The Dallas Museum of Art Is On Fire Right Now
"The Wooden Skirt by Michaël Borremans
Courtesy Dallas Museum of Art
If you do only one thing on Sunday, visit the Dallas Museum of Art. You may very well need all day. Currently, in addition to its large permanent collection, the DMA has not one, not three, but five killer exhibitions.
Michaël Borremans: As sweet as it gets The most powerful painting show by a contemporary artist I have ever seen opens at the Dallas Museum of Art Sunday. Belgian artist, Michaël Borremans, creates mystery on the canvas through figurative painting, filing inanimate objects with a sense of humanity, and obscuring the life from any human forms. There's a tension in his paintings, drawings and films that make them impossible to derive clear narrative of meaning from, yet the work seems burdened with significance. At once surreal yet straightforward, and simple yet complicated. This exhibition is beautiful. See it through July 5. Admission to this special exhibition is $16.
Sadamasa Motonaga, "Piron Piron," 1975, acrylic on canvas
Between Action and the Unknown: The Art of Kazuo Shiraga and Sadamasa Motonaga Before you go, if you, like me, need to read up on Gutai, an important group in Japanese art history, there are lots of resources at a Google search's length. But if you want to hear an informed perspective that compacts the significance of exhibiting the paintings of just two of the group's members, Kazuo Shiraga and Sadamasa Motonaga, and which works stand out, over on Glasstire, Christina Rees maps out her experience with Between Action and the Unknown. The exhibition follows the artists from their formative performance-based paintings (they would hang from ropes or paint with their feet) into their later years after a move to New York. You'll see influences from comics in the work of Motonaga. The paintings are completely engrossing. On display through July 19. Admission is free.
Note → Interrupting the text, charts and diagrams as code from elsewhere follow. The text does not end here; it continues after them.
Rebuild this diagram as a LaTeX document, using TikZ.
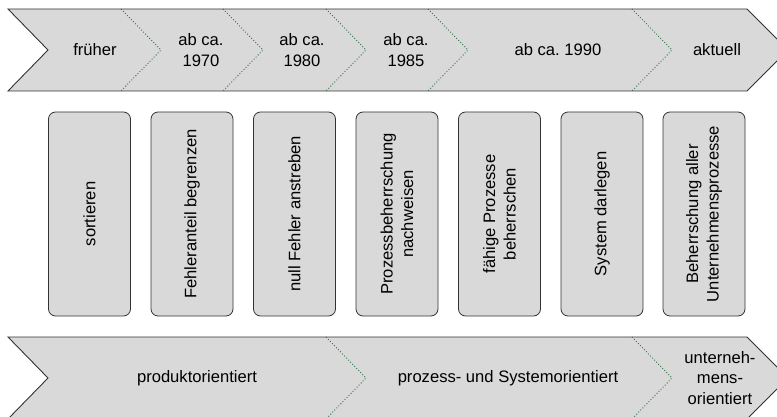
\documentclass[tikz,border=0pt]{standalone}
\usepackage{fontspec}
\setmainfont{Liberation Sans}
\begin{document}
\frenchspacing
\begin{tikzpicture}[x=1pt,y=-1pt,
  band/.style={fill=bandgray, draw=edgegray, line width=0.9pt, line join=miter},
  sep/.style={draw=sepgreen, dotted, line width=0.9pt},
  stage/.style={box, minimum width=82pt, minimum height=204pt, rounded corners=7pt},
  box/.style={fill=bandgray, draw=edgegray, line width=0.8pt},
  lbl/.style={font=\fontsize{16.6}{20.5}\selectfont\frenchspacing, align=center, text=black, inner sep=0pt},
  vlbl/.style={lbl, rotate=90}]
\definecolor{bandgray}{HTML}{D9D9D9}
\definecolor{edgegray}{HTML}{333333}
\definecolor{sepgreen}{HTML}{2E6B40}
\useasboundingbox (0,0) rectangle (777,417);

% upper timeline arrow
\path[band] (8,9) -- (747,9) -- (788,50) -- (747,91) -- (8,91) -- (48,50) -- cycle;
\foreach \x in {121,223,326,428,632}
  \draw[sep] (\x,9) -- (\x+40,50) -- (\x,91);

% period labels
\node[lbl] (t1) at (95,50) {früher};
\node[lbl] (t2) at (201,50) {ab ca.\\1970};
\node[lbl] (t3) at (302,50) {ab ca.\\1980};
\node[lbl] (t4) at (406,50) {ab ca.\\1985};
\node[lbl] (t5) at (558,50) {ab ca. 1990};
\node[lbl] (t6) at (717,50) {aktuell};

% quality stages
\node[stage] (s1) at (89.5,214) {};
\node[stage] (s2) at (192,214) {};
\node[stage] (s3) at (294.5,214) {};
\node[stage] (s4) at (397,214) {};
\node[stage] (s5) at (499.5,214) {};
\node[stage] (s6) at (602,214) {};
\node[stage] (s7) at (704,214) {};
\node[vlbl] at (s1) {sortieren};
\node[vlbl] at (s2) {Fehleranteil begrenzen};
\node[vlbl] at (s3) {null Fehler anstreben};
\node[vlbl] at (s4) {Prozessbeherrschung\\nachweisen};
\node[vlbl] at (s5) {fähige Prozesse\\beherrschen};
\node[vlbl] at (s6) {System darlegen};
\node[vlbl] at (s7) {Beherrschung aller\\Unternehmensprozesse};

% lower orientation arrow
\path[band] (8,337) -- (747,337) -- (788,378) -- (747,419) -- (8,419) -- (48,378) -- cycle;
\foreach \x in {326,632}
  \draw[sep] (\x,337) -- (\x+40,378) -- (\x,419);

\node[lbl] (o1) at (197,378) {produktorientiert};
\node[lbl] (o2) at (508,378) {prozess- und Systemorientiert};
\node[lbl] (o3) at (720,378) {unterneh-\\mens-\\orientiert};
\end{tikzpicture}
\end{document}
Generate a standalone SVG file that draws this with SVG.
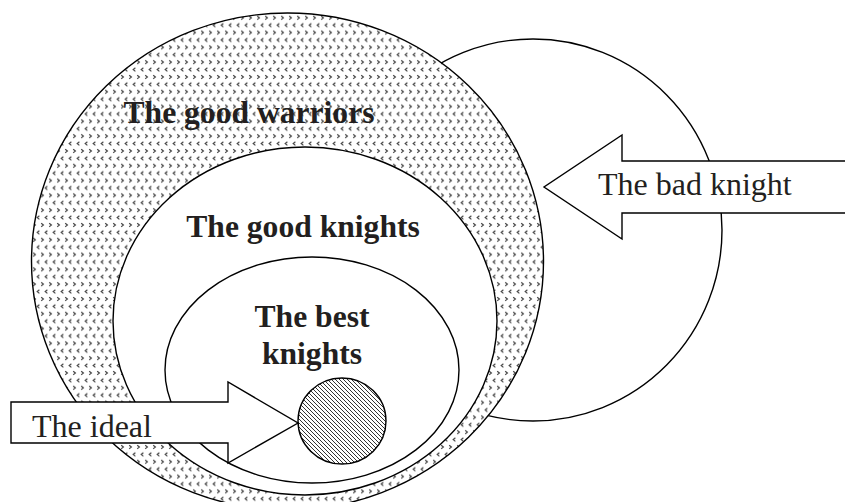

Courtesy Dallas Museum of Art
Concentrations 58: Chosil Kil This is the little show that can't be ignored. London-based artist Chosil Kil was inspired by a road trip across Texas to create a landscape littered with pennies and playfully filled with statues of dogs, flesh-colored, floppy slightlyphallic objects, balloons that brush an aluminum plate along the ground as visitors walk through them. She's managed the space that you have navigate through these balloons and large box structures to explore the installation, which creates this state of childlike wonder, rapturously lost in this fabricated world. On display through August 2. Admission is free.
"Marcia H Travels"
Frank Bowling Map Paintings To highlight the recent acquisition of Bowling's, "Marcia H Travels," which is part of Bowling's map paintings series. These immense and gorgeous works are colorful abstracts for which Bowling used maps to organize paintings. This exhibition includes four other paintings in the series on loan from private collections to recreate a 1971 exhibition at the Whitney. "Marcia H Travels" is the fiery red and purple map of the world. On display through August 2. Admission is free.
Bold Abstractions: Selections from the DMA Collection 1966-1976 Gavin Delahunty must spend most days digging through the Dallas Museum of Art's stock of paintings. This is the second exhibition he's curated with works from the permanent collection and it's a fascinating range of art that serves to connect the Bowling map paintings to the Chosil Kil with paintings by artists the likes of Robert Motherwell, Frank Stella and Julian Stanczak. In the press visit, Delahunty mentioned that at least one of the display has never been exhibited in the DMA before. On display through August 2. Admission is free.